I’d like to accumulate the min/max bounds for each vertex somehow. That is, given:


vec3 minimum = vec3(FLOAT_MAX, FLOAT_MAX, FLOAT_MAX);
vec3 maximum = vec3(FLOAT_MIN, FLOAT_MIN, FLOAT_MIN);

Then, for each vertex v:


minimum = vec3(
  min (v.x, minimum.x),
  min (v.y, minimum.y),
  min (v.z, minimum.z)
);

maximum = vec3(
  max (v.x, maximum.x),
  max (v.y, maximum.y),
  max (v.z, maximum.z)
);

I could obviously map the resulting buffer and do the accumulation myself on the CPU side, but it seems like there should be a way to do this. I’d like to keep things roughly 3.0 compatible, I’m not sure if that restricts things too much.

Er, the intention is to accumulate the upper and lower bounds of the positions of vertices, obviously. Realize I never actually said that.

One option would be to use buffer variables with the atomicMin() and atomicMax() functions.

Another option would be to use a compute shader (or the poor-man’s compute shader: a fragment shader with render-to-texture) for a divide-and-conquer algorithm.

I don’t know which would be fastest on current hardware.

Apologies for the delay in getting back to you!

Unfortunately, I can’t use this one as it’d limit me to >= 4.3.

Could you elaborate a little on this one? Specifically the fragment shader variant…

I’m not too bothered about extreme performance, but I’d obviously like to do significantly better than the CPU can manage.

Vertex transform is inherently one-vert-in, one-vert-out. There is no communication between vertices (but parallel execution potential is high.)

Min/Max requires comparing all N vertices, so you need to configure the pipeline to do that. A common GPGPU method is “reduction” (or divide-and-conquer). Consider this approach:

a) existing vertex shader reads attributes, transforms, outputs position [can be captured via transform feedback.]
b) modify vertex shader to also read neighbor attributes. Draw N/2 vertices with appropriate attribute strides. Shader transforms two vertices, outputs the min/max [can capture min/max via transform feedback.]
c) one pass has now reduced N vertices to N/2. Repeat log2 passes, to reduce N to 1.

Limitations here include the maximum number of attributes you can feed the vertex shader. And you need to decide how to capture both the real transformed positions, and the min/max, which on GL3 hardware with a single transform feedback stream, means log2 passes in addition to the regular transform.

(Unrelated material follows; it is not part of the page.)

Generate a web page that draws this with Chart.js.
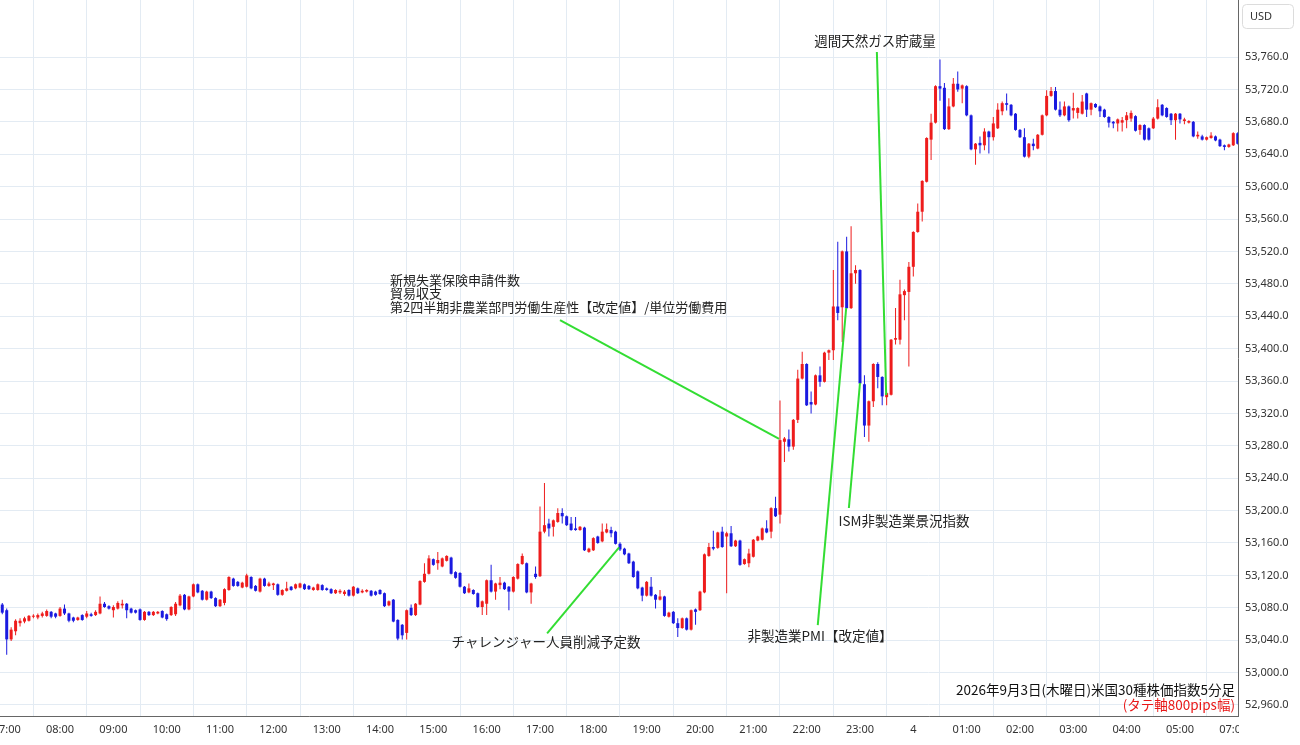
<!DOCTYPE html>
<html lang="ja">
<head>
<meta charset="utf-8">
<title>米国30種株価指数5分足</title>
<script src="https://cdn.jsdelivr.net/npm/chart.js@4.4.1/dist/chart.umd.min.js"></script>
<style>
  html, body { margin:0; padding:0; background:#fff; }
  #wrap { position:relative; width:1300px; height:745px; }
</style>
</head>
<body>
<div id="wrap"><canvas id="chart" width="1300" height="745"></canvas></div>
<script>
// ─── データ（5分足 OHLC、先頭は 06:55 の足）────────────────────────────
const firstIndex = -1;

const opens = [
  53084,
  53077,53041,53051,53061,53063,53064,53069,53068,53070,53070,53075,53073, // 07
  53070,53079,53073,53068,53065,53071,53069,53072,53071,53073,53085,53082, // 08
  53077,53079,53083,53085,53079,53077,53078,53065,53075,53071,53073,53076, // 09
  53072,53071,53072,53083,53096,53078,53094,53109,53101,53090,53100,53092, // 10
  53082,53086,53102,53116,53112,53105,53106,53118,53107,53100,53116,53107, // 11
  53108,53109,53096,53101,53106,53104,53105,53109,53107,53102,53102,53108, // 12
  53104,53103,53098,53099,53097,53102,53095,53104,53099,53100,53101,53100, // 13
  53102,53098,53083,53090,53065,53059,53049,53080,53071,53084,53112,53122, // 14
  53140,53135,53131,53138,53142,53124,53123,53106,53099,53102,53098,53081, // 15
  53085,53114,53100,53108,53111,53106,53100,53116,53134,53135,53099,53122, // 16
  53119,53174,53184,53180,53186,53197,53193,53184,53178,53176,53179,53149, // 17
  53151,53168,53162,53173,53176,53174,53159,53153,53147,53137,53125,53105, // 18
  53095,53106,53096,53090,53094,53069,53075,53061,53055,53067,53053,53078, // 19
  53077,53099,53144,53155,53154,53174,53168,53172,53156,53163,53134,53135, // 20
  53143,53163,53164,53178,53174,53203,53195,53285,53288,53279,53312,53363, // 21
  53381,53334,53331,53367,53359,53395,53398,53452,53451,53520,53450,53493, // 22
  53497,53356,53305,53335,53381,53365,53340,53343,53411,53411,53466,53470, // 23
  53501,53544,53569,53606,53658,53679,53724,53722,53671,53699,53727,53721, // 00
  53724,53688,53646,53654,53651,53668,53661,53672,53693,53703,53701,53690, // 01
  53670,53661,53637,53653,53647,53664,53688,53712,53718,53695,53688,53699, // 02
  53694,53691,53690,53715,53695,53702,53699,53695,53686,53680,53678,53679, // 03
  53682,53684,53687,53670,53676,53672,53672,53684,53701,53697,53690,53682, // 04
  53690,53681,53679,53680,53662,53662,53658,53660,53662,53658,53651,53649, // 05
  53651,53666                                                              // 07
];
const highs = [
  53086,
  53079,53056,53066,53067,53069,53071,53072,53073,53075,53078,53076,53074,
  53081,53084,53074,53069,53069,53072,53076,53074,53077,53094,53087,53083,
  53083,53088,53090,53086,53080,53078,53079,53076,53076,53076,53076,53077,
  53073,53082,53087,53097,53097,53095,53110,53110,53102,53101,53101,53093,
  53091,53104,53119,53117,53113,53112,53122,53119,53108,53117,53117,53112,
  53111,53110,53103,53112,53107,53110,53111,53110,53108,53106,53110,53109,
  53105,53104,53103,53103,53102,53103,53107,53105,53103,53103,53102,53101,
  53103,53099,53089,53091,53066,53060,53078,53084,53086,53114,53135,53145,
  53141,53149,53142,53145,53143,53125,53124,53107,53110,53103,53099,53089,
  53115,53133,53111,53118,53112,53107,53119,53135,53147,53136,53111,53131,
  53205,53234,53190,53189,53203,53203,53194,53192,53192,53181,53180,53154,
  53167,53169,53184,53184,53180,53175,53161,53154,53148,53138,53126,53106,
  53113,53118,53097,53102,53095,53075,53076,53067,53068,53068,53078,53079,
  53101,53147,53160,53175,53174,53180,53174,53181,53164,53164,53141,53153,
  53165,53169,53179,53188,53204,53217,53336,53291,53300,53313,53374,53396,
  53382,53347,53368,53378,53396,53399,53497,53532,53521,53538,53551,53503,
  53498,53367,53336,53382,53383,53366,53346,53412,53450,53485,53473,53507,
  53545,53579,53608,53661,53690,53725,53757,53728,53709,53734,53742,53726,
  53725,53689,53654,53662,53672,53669,53686,53703,53705,53715,53702,53691,
  53671,53672,53654,53659,53665,53689,53719,53723,53723,53705,53705,53700,
  53716,53698,53713,53716,53704,53703,53700,53696,53687,53681,53684,53686,
  53692,53694,53688,53677,53677,53673,53686,53708,53702,53698,53691,53691,
  53691,53685,53682,53681,53668,53664,53662,53667,53663,53659,53652,53653,
  53667,53667
];
const lows = [
  53072,
  53022,53039,53046,53057,53061,53063,53067,53066,53068,53069,53067,53067,
  53069,53071,53062,53062,53064,53064,53067,53069,53070,53072,53080,53078,
  53068,53078,53079,53067,53073,53073,53064,53064,53070,53070,53072,53067,
  53064,53070,53070,53082,53077,53077,53093,53098,53089,53089,53091,53081,
  53081,53083,53101,53106,53106,53104,53105,53103,53100,53099,53106,53106,
  53102,53095,53095,53100,53101,53103,53104,53102,53102,53101,53101,53101,
  53101,53097,53097,53097,53095,53094,53094,53097,53098,53099,53094,53095,
  53096,53081,53082,53062,53040,53041,53041,53070,53070,53083,53111,53121,
  53132,53127,53130,53137,53121,53116,53105,53097,53098,53096,53080,53071,
  53071,53099,53090,53103,53102,53077,53099,53115,53133,53098,53085,53116,
  53118,53172,53168,53168,53185,53184,53181,53175,53175,53175,53150,53148,
  53150,53159,53161,53172,53167,53158,53150,53145,53134,53117,53103,53088,
  53094,53094,53079,53089,53069,53068,53060,53044,53054,53052,53052,53059,
  53076,53098,53143,53151,53153,53154,53098,53155,53155,53132,53133,53130,
  53142,53162,53163,53172,53166,53192,53184,53260,53273,53275,53308,53362,
  53329,53320,53330,53353,53358,53386,53386,53435,53408,53449,53449,53480,
  53356,53291,53285,53328,53351,53330,53330,53342,53405,53405,53435,53378,
  53489,53543,53557,53605,53633,53678,53706,53670,53670,53698,53717,53703,
  53687,53645,53627,53641,53645,53641,53657,53671,53688,53694,53687,53669,
  53660,53636,53635,53645,53646,53663,53687,53711,53694,53686,53687,53680,
  53684,53684,53689,53686,53688,53697,53686,53685,53673,53672,53668,53668,
  53672,53680,53668,53664,53657,53657,53671,53683,53687,53685,53676,53658,
  53678,53677,53678,53661,53659,53657,53657,53659,53656,53649,53645,53648,
  53650,53652
];
const closes = [
  53074,
  53041,53053,53064,53064,53067,53070,53070,53071,53073,53076,53069,53069,
  53079,53073,53064,53064,53068,53065,53073,53070,53075,53085,53081,53079,
  53081,53086,53085,53077,53074,53074,53065,53075,53071,53075,53075,53068,
  53066,53081,53085,53095,53078,53094,53109,53099,53090,53100,53092,53082,
  53090,53103,53118,53107,53107,53111,53120,53104,53101,53116,53107,53110,
  53110,53096,53102,53104,53102,53109,53110,53103,53103,53105,53109,53102,
  53102,53098,53102,53101,53100,53095,53106,53098,53101,53102,53095,53096,
  53097,53082,53088,53063,53042,53046,53077,53071,53085,53113,53122,53141,
  53133,53139,53141,53144,53122,53117,53106,53098,53104,53097,53081,53088,
  53114,53100,53110,53111,53103,53100,53118,53134,53144,53099,53110,53118,
  53174,53182,53178,53188,53197,53193,53182,53176,53176,53180,53151,53153,
  53166,53160,53174,53177,53172,53159,53152,53146,53135,53118,53104,53095,
  53112,53095,53090,53094,53070,53074,53061,53055,53067,53053,53077,53075,
  53100,53146,53155,53153,53173,53155,53172,53156,53163,53133,53140,53147,
  53164,53168,53178,53173,53203,53193,53287,53289,53279,53312,53363,53381,
  53330,53331,53367,53359,53395,53398,53452,53444,53520,53450,53493,53497,
  53357,53305,53335,53381,53365,53341,53345,53411,53413,53467,53471,53501,
  53544,53569,53607,53660,53679,53724,53721,53671,53699,53727,53720,53725,
  53688,53646,53653,53651,53668,53661,53678,53695,53703,53701,53688,53670,
  53661,53637,53653,53650,53664,53688,53712,53718,53695,53688,53699,53682,
  53697,53697,53705,53695,53703,53698,53693,53686,53679,53678,53683,53682,
  53688,53691,53669,53676,53658,53658,53684,53698,53688,53686,53682,53690,
  53683,53683,53681,53662,53664,53658,53661,53663,53657,53650,53649,53652,
  53666,53653
];

// 時間軸の目盛（足の番号）とラベル。06:00〜07:00 は休場で詰めてある
const hourTicks  = [0,12,24,36,48,60,72,84,96,108,120,132,144,156,168,180,192,204,216,228,240,252,264,276];
const hourLabels = ['07:00','08:00','09:00','10:00','11:00','12:00','13:00','14:00','15:00','16:00','17:00','18:00',
                    '19:00','20:00','21:00','22:00','23:00','4','01:00','02:00','03:00','04:00','05:00','07:00'];

const priceTicks = [52960,53000,53040,53080,53120,53160,53200,53240,53280,53320,53360,53400,
                    53440,53480,53520,53560,53600,53640,53680,53720,53760];

// 指標の注記：文字位置と引き出し線（足番号, 価格）
const notes = [
  { text: ['新規失業保険申請件数','貿易収支','第2四半期非農業部門労働生産性【改定値】/単位労働費用'],
    at: [86.25, 53485.0], align: 'left', from: [124.5, 53435.3], to: [173.8, 53288.4] },
  { text: ['チャレンジャー人員削減予定数'], at: [121.35, 53037.8], align: 'center', from: [121.6, 53048.5], to: [137.8, 53154.7] },
  { text: ['非製造業PMI【改定値】'], at: [183.0, 53045.2], align: 'center', from: [182.5, 53058.7], to: [188.9, 53450.1] },
  { text: ['ISM非製造業景況指数'], at: [201.9, 53187.2], align: 'center', from: [189.5, 53203.2], to: [192.0, 53357.5] },
  { text: ['週間天然ガス貯蔵量'], at: [195.4, 53779.8], align: 'center', from: [195.8, 53766.2], to: [197.9, 53342.7] }
];

const titleText = '2026年9月3日(木曜日)米国30種株価指数5分足';
const subText   = '(タテ軸800pips幅)';

// ─── 描画 ───────────────────────────────────────────────────────────────
const UP = '#ee1c1c', DOWN = '#1a1ae0', GRID = '#e3ebf3', NOTE_LINE = '#33dd33';
const JP = '"Noto Sans CJK JP", "Noto Sans", sans-serif';

const xs     = opens.map((_, i) => i + firstIndex);
const colors = opens.map((o, i) => closes[i] >= o ? UP : DOWN);

const overlay = {
  id: 'overlay',
  afterDatasetsDraw(chart){
    const { ctx, scales: { x, y }, chartArea: a } = chart;
    ctx.save();
    ctx.strokeStyle = NOTE_LINE;
    ctx.lineWidth = 2;
    notes.forEach(n => {
      ctx.beginPath();
      ctx.moveTo(x.getPixelForValue(n.from[0]), y.getPixelForValue(n.from[1]));
      ctx.lineTo(x.getPixelForValue(n.to[0]),   y.getPixelForValue(n.to[1]));
      ctx.stroke();
    });
    ctx.fillStyle = '#222';
    ctx.textBaseline = 'middle';
    notes.forEach(n => {
      ctx.textAlign = n.align;
      ctx.font = (n.text.length > 1 ? '13px ' : '13.5px ') + JP;
      const px = x.getPixelForValue(n.at[0]), py = y.getPixelForValue(n.at[1]);
      n.text.forEach((t, k) => ctx.fillText(t, px, py + k * 13.5));
    });

    ctx.font = '13.5px ' + JP;
    ctx.textAlign = 'right';
    ctx.fillStyle = '#111';
    ctx.fillText(titleText, a.right - 3, a.bottom - 26);
    ctx.fillStyle = '#e81818';
    ctx.fillText(subText, a.right - 3, a.bottom - 11);
    ctx.restore();
  },
  afterDraw(chart){
    const { ctx, chartArea: a, width, height } = chart;
    ctx.save();
    // 右下の角は空白
    ctx.fillStyle = '#fff';
    ctx.fillRect(a.right + 1, a.bottom + 1, width - a.right, height - a.bottom);
    // 通貨ラベル
    ctx.strokeStyle = '#dcdcdc';
    ctx.lineWidth = 1;
    ctx.beginPath();
    ctx.roundRect(a.right + 4.5, 4.5, 51, 24, 4);
    ctx.stroke();
    ctx.fillStyle = '#333';
    ctx.font = '11px "Noto Sans", sans-serif';
    ctx.textAlign = 'left';
    ctx.textBaseline = 'middle';
    ctx.fillText('USD', a.right + 12, 17);
    ctx.restore();
  }
};

new Chart(document.getElementById('chart'), {
  type: 'bar',
  data: {
    datasets: [
      { label: 'ヒゲ', data: xs.map((v, i) => ({ x: v, y: [lows[i], highs[i]] })),
        backgroundColor: colors, barThickness: 1, grouped: false, inflateAmount: 0, order: 2 },
      { label: '実体', data: xs.map((v, i) => ({ x: v, y: [opens[i], closes[i]] })),
        backgroundColor: colors, barThickness: 3, grouped: false, inflateAmount: 0, minBarLength: 1, order: 1 }
    ]
  },
  options: {
    responsive: false,
    animation: false,
    layout: { padding: 0 },
    plugins: { legend: { display: false }, tooltip: { enabled: false } },
    scales: {
      x: {
        type: 'linear', min: -1.51, max: 277.06, offset: false,
        grid: { color: GRID, drawTicks: false },
        border: { display: true, color: '#666' },
        ticks: {
          padding: 7, color: '#333', maxRotation: 0, autoSkip: false,
          font: { family: '"Noto Sans", sans-serif', size: 11 },
          callback: v => hourLabels[hourTicks.indexOf(v)] ?? ''
        },
        afterBuildTicks: s => { s.ticks = hourTicks.map(v => ({ value: v })); },
        afterFit: s => { s.height = 29; s.paddingLeft = 0; s.paddingRight = 0; }
      },
      y: {
        position: 'right', min: 52946.4, max: 53830.4,
        grid: { color: GRID, drawTicks: false },
        border: { display: true, color: '#666' },
        ticks: {
          padding: 7, color: '#333',
          font: { family: '"Noto Sans", sans-serif', size: 11 },
          callback: v => v.toLocaleString('en-US', { minimumFractionDigits: 1, maximumFractionDigits: 1 })
        },
        afterBuildTicks: s => { s.ticks = priceTicks.map(v => ({ value: v })); },
        afterFit: s => { s.width = 62; s.paddingTop = 0; s.paddingBottom = 0; }
      }
    }
  },
  plugins: [overlay]
});
</script>
</body>
</html>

If you go way back to even older hardware (GL1 with float textures, or, say, ES2 on an iPhone) another approach is to use the fragment stage to compare multiple vertices:

b) modify vertex shader to always output 0,0 position. Output transformed position as a generic attribute. Set up simple pass-through fragment shader.
c) set up a 1x1 floating point renderbuffer, with either MIN or MAX blending. Initially clear to zero.
d) draw N vertices as 1-px POINTS. Each point is blended onto the same framebuffer pixel, taking the min (or max.)
e) ReadPixels (or etc) to get the final result.
f) repeat a second pass with the other blend equation (on GL4 hardware, you could use ARB_draw_buffers_blend to set up both blend equations in a single MRT pass.)

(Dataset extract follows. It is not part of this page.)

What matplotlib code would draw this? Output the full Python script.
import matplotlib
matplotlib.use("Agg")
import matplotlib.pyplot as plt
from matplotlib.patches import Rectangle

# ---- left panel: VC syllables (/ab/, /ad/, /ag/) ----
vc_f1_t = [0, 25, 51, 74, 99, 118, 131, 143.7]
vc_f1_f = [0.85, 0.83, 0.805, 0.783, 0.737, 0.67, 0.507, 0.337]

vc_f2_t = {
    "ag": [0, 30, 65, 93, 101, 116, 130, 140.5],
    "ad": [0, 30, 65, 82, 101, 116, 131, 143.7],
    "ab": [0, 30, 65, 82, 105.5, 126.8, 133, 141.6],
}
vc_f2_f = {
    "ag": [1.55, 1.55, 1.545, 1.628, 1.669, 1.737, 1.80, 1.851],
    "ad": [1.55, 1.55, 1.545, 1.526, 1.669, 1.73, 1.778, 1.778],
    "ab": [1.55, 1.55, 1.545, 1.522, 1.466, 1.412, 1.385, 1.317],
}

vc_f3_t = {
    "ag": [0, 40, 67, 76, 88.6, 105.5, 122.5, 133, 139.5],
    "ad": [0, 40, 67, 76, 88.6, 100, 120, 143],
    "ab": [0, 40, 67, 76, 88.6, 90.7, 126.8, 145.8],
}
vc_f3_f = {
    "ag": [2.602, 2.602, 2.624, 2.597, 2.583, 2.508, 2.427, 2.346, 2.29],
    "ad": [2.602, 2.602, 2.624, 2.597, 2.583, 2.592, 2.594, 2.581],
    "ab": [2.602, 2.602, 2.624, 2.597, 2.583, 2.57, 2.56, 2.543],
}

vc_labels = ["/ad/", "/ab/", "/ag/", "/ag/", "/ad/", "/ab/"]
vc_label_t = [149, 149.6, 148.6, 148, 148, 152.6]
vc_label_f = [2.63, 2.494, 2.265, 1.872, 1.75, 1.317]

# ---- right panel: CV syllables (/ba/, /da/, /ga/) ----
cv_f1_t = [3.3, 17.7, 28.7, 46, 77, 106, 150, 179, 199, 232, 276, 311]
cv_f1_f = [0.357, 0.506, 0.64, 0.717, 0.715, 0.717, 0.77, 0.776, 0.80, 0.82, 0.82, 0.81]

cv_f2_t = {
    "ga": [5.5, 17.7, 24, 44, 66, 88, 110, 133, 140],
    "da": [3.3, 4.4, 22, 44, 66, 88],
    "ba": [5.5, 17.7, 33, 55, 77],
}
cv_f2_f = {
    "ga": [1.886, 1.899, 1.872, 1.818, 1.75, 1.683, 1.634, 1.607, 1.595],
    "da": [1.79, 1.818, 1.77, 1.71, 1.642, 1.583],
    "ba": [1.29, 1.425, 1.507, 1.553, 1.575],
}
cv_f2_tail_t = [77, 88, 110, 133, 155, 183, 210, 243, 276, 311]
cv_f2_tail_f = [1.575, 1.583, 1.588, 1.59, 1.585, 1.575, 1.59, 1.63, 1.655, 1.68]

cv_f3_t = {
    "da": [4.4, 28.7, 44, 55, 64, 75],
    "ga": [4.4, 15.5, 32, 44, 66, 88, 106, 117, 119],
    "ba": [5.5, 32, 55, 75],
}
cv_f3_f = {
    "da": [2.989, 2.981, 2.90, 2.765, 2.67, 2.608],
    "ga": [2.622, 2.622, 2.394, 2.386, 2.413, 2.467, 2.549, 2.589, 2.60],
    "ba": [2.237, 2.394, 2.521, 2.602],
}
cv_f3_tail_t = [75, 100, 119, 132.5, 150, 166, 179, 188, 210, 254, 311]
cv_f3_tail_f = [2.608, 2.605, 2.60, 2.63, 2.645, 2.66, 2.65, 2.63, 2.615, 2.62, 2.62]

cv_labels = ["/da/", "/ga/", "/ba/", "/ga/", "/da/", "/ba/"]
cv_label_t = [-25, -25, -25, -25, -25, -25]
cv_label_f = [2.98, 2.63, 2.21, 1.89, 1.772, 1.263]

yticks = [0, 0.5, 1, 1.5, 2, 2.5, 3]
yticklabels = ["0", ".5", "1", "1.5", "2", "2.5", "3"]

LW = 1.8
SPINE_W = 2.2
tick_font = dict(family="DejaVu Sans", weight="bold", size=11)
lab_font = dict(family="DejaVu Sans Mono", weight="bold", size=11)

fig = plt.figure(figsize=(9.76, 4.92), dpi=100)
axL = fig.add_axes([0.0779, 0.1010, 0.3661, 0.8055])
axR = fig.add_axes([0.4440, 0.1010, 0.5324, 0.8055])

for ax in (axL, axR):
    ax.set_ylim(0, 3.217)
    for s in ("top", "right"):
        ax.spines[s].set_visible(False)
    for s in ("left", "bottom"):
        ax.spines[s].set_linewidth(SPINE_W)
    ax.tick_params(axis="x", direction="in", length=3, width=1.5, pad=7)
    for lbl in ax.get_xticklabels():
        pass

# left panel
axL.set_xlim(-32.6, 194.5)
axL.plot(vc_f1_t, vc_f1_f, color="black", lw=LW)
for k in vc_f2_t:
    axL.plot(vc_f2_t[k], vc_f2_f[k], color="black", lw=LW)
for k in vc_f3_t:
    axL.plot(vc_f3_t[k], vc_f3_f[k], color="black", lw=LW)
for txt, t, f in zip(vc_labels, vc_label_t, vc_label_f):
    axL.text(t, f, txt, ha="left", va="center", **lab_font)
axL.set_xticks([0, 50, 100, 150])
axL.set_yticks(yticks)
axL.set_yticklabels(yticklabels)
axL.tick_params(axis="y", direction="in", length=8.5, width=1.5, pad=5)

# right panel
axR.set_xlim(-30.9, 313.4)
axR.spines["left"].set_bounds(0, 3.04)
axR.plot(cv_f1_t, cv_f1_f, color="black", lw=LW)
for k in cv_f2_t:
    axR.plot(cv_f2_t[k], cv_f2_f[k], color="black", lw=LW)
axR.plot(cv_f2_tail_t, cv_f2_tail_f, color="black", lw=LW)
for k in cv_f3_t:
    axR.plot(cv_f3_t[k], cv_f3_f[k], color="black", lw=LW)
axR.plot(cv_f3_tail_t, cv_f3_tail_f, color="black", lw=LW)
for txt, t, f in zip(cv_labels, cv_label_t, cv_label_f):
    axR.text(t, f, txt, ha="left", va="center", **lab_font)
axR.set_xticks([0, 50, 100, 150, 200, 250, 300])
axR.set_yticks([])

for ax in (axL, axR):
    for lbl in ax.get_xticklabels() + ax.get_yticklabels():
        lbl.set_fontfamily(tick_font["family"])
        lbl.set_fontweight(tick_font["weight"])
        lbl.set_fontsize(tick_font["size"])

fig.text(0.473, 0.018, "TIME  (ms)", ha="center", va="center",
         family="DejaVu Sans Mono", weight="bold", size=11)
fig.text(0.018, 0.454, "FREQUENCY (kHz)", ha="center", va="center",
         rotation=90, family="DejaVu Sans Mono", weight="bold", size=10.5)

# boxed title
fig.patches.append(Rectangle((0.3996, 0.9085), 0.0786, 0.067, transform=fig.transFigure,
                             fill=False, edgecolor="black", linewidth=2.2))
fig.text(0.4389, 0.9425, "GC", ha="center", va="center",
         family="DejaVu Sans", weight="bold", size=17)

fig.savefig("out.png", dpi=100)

Limitations here include the maximum number of components you can manipulate in the fragment stage (i.e. RGBA = 4 floats. More if your hardware supports ARB_draw_buffers.)

As mentioned, this is trivial with GL4.2+ hardware, using any of the atomic, image load/store, or compute shader solutions.
OpenCL is another option, and it is available on GL3 hardware.

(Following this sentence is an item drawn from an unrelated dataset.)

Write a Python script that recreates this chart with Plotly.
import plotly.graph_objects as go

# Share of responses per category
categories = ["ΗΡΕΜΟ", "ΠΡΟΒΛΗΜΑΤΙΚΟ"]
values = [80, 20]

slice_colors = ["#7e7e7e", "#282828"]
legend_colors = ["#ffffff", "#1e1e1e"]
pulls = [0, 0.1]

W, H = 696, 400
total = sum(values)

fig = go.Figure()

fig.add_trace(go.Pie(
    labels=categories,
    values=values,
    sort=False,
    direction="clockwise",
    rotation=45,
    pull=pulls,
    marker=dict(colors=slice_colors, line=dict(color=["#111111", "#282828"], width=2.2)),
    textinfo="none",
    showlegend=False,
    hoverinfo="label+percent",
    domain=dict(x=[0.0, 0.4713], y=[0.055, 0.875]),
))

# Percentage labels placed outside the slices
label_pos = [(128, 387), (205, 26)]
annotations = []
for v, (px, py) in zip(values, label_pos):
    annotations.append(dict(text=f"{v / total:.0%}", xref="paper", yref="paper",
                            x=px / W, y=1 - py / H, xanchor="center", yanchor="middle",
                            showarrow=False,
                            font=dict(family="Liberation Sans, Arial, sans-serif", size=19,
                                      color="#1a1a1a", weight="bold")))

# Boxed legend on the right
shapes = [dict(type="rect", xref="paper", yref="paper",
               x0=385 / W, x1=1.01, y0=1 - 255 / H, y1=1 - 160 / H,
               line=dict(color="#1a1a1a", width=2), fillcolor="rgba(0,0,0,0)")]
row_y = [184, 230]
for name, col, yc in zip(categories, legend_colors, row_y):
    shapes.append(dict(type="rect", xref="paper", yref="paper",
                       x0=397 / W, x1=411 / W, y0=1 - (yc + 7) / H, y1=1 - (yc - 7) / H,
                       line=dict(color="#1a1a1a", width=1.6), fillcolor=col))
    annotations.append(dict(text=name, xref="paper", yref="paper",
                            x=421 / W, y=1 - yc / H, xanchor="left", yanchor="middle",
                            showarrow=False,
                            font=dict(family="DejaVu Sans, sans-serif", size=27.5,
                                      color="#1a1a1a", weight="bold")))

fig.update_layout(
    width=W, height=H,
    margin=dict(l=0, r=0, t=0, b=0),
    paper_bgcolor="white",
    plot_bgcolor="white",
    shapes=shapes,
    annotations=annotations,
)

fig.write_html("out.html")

[QUOTE=raga34;1259574]Could you elaborate a little on this one? Specifically the fragment shader variant…[/QUOTE].
Poor-man’s compute shader:

  1. Create two textures of the same size and format, large enough to hold all of your data.
  2. Upload your data into one texture, and bind it to a texture unit (with no filtering).
  3. Attach the other texture as the colour buffer of a framebuffer object, bind it, and set the viewport accordingly.
  4. Render a screen-sized quad.

Each invocation of the fragment shader will calculate one “pixel” to be stored in the output texture. It can use data from the input texture in the calculation.

Because fragment shader invocations are performed in parallel, you need to use a divide-and-conquer approach, where each step halves the amount of data. After each step, you’d swap the textures, so the output from the last step becomes the input to the next step. You need log[SUB]2/SUB steps to process N elements. You would halve the size of the viewport at each step (as you’re only calculating half as many values).

On each step, you’d calculate


out[i] = min(in[2*i], in[2*i+1]);

So if you start with e.g. 1024 pixels, you’d group these into 512 pairs, and the output would be the minimum of the 2 values for each pair, giving 512 values. On the next step, you’d group these into 256 pairs, and so on. On the tenth step, you’d have 2 inputs and one output, which would be the minimum of the 1024 initial values.

One minor complication is that the textures have to be 2D, and there’s a limit to the width. So if you had 65536 values, you might use 256x256 textures. So the calculation above would look something like:


uniform int level;
uniform sampler2D in_tex;

void main() {
    ivec2 d = ivec2(gl_FragCoord.xy);    // destination index
    ivec2 s0 = level & 1 ? ivec2(d.x/2+0,d.y) : ivec2(d.x,d.y/2+0);  // source index 0
    ivec2 s1 = level & 1 ? ivec2(d.x/2+1,d.y) : ivec2(d.x,d.y/2+1);  // source index 1
    vec4 v0 = texelFetch(in_tex, i0, 0);
    vec4 v1 = texelFetch(in_tex, i1, 0);
    gl_FragColor = min(v0, v1);

Essentially, whereas a sequential “reduce” (aka “fold”) operation accumulates values in series:


sum(seq) = ((seq[0] + seq[1]) + seq[2]) + seq[3]

a divide-and-conquer approach uses the associativity of the operator to structure the calculation as a binary tree:


sum(seq) = (seq[0] + seq[1]) + (seq[2] + seq[3])

This allows the two operands to be evaluated concurrently, which is more favourable to a GPU which relies upon massive parallelism for performance.

Very nice, thank you! Would never have come up with this by myself…